I open my mouth to ask him how he knows we are military and how he knows that my husband is gone, but then flashing before my eyes are men in ACUs standing in my driveway, Go Army! stickers on my car, huge American and Blue Star flags, and my even huger yellow ribbon wrapped around my front yard tree. I guess it’s obvious.
The man explains that he was out doing yard work and his wife prompted him to come and offer me a hand with mine. She was walking over the pathway at this time, she had a huge smile on her face, and a hand extended before she even made it to my yard. She is pretty, warm and very easy to chat with. Her husband disappeared for a moment and she and I stood there chatting. When he came back, he had three other men with him! They all had rakes, leaf bags and even clippers! The wife of the first man says, “Let’s go sit on the deck, chat and we’ll let these guys finish this work for you today!”
I am so overwhelmed that I am standing on the ledge ready to jump off and into a vat of insane weeping. I cannot believe it! She is so easy to talk with. I normally am quite a stoic, but with her, I can just talk and share these burdens and the loneliness that at times is overwhelming. I do not think I have ever talked so candidly to anyone other than my husband about how difficult it can be some days. I purge the pity stew I had feasted on earlier.
Suddenly the cat is out of the bag. Claire confesses all. She is tired, wore out, and sick of being strong. I know it is just that kind of day and I will get through. That is no comfort in the moment though. No more room for pity. My new friend and I just moved into the realm of brutal honesty.
What feels like a mere five minutes later, I look up and notice that my yard looks fantastic. I am ready to cry again, but this time out of relief and gratitude. I offer everyone a drink, but they refuse, insisting that they are fine. They say “Thank your husband and my son for their service to our Country.” I hear that a lot and I always pass the message along. I wonder if these people realize that they just thanked me for holding the fort down and working so hard to keep it all going smoothly while my soldiers are actively serving. They took a moment to offer a helping hand in a very tangible way; a small way that made a huge difference to a discouraged and tired neighbor.
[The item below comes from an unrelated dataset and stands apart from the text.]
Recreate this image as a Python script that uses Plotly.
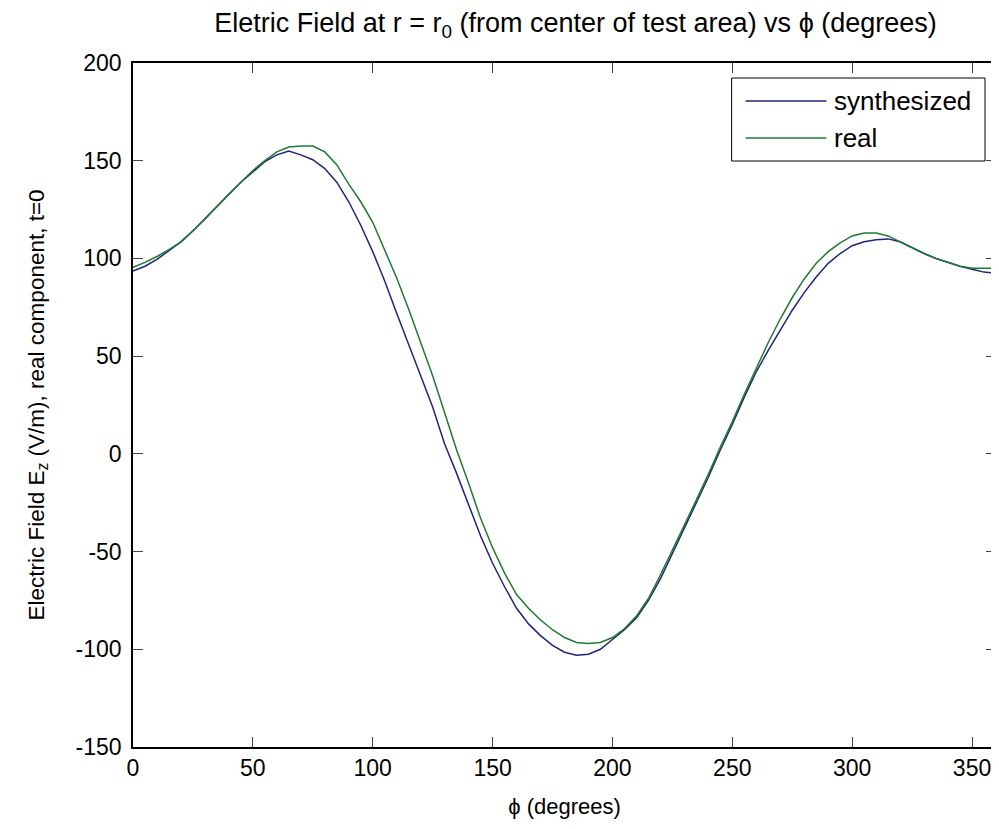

I stood up and extended my arm to shake my new found friends’ hands, but I hear a very loud roaring motor in the background. It is loud and intrusive. So loud, in fact, that it shook my universe for just a moment. I looked at my extended hand, and there sitting in it was a rake. I looked around me and I was standing in my backyard. All around me are crunchy leaves. The loud roar that viciously ripped me from my daydream is a neighbor’s lawn mower.
Within those dry, crackly leaves I found a momentary oasis. Sure it was just a fantasy, but it was a real fantasy had by a real Army wife.











September 15th, 2008 at 3:01 pm
Yet another great blog. Fantasy or not, your description is so real and we’ve all been there. When people really do offer to help, it makes a world of difference.
September 16th, 2008 at 12:28 pm
Great one, Claire. Every once in a while, you can find a neighbor or neighborhood like that. Too bad that they are the exception rather than the rule nowadays.
September 17th, 2008 at 4:42 am
Thanks Jill and Crawfish. Oh I remember the raking that day, but I remember how sore I was the next day! haha! Fortunately I raked on Saturday so the only strenuous thing I had to do on Sunday was slip quietly into a pew at Church.
The help always means so much, and especially when you are several months into the deployment. There comes a time when you really wonder if you will make it or not — I think we always know on a deep guy level we will, but you wonder because your energy is spent.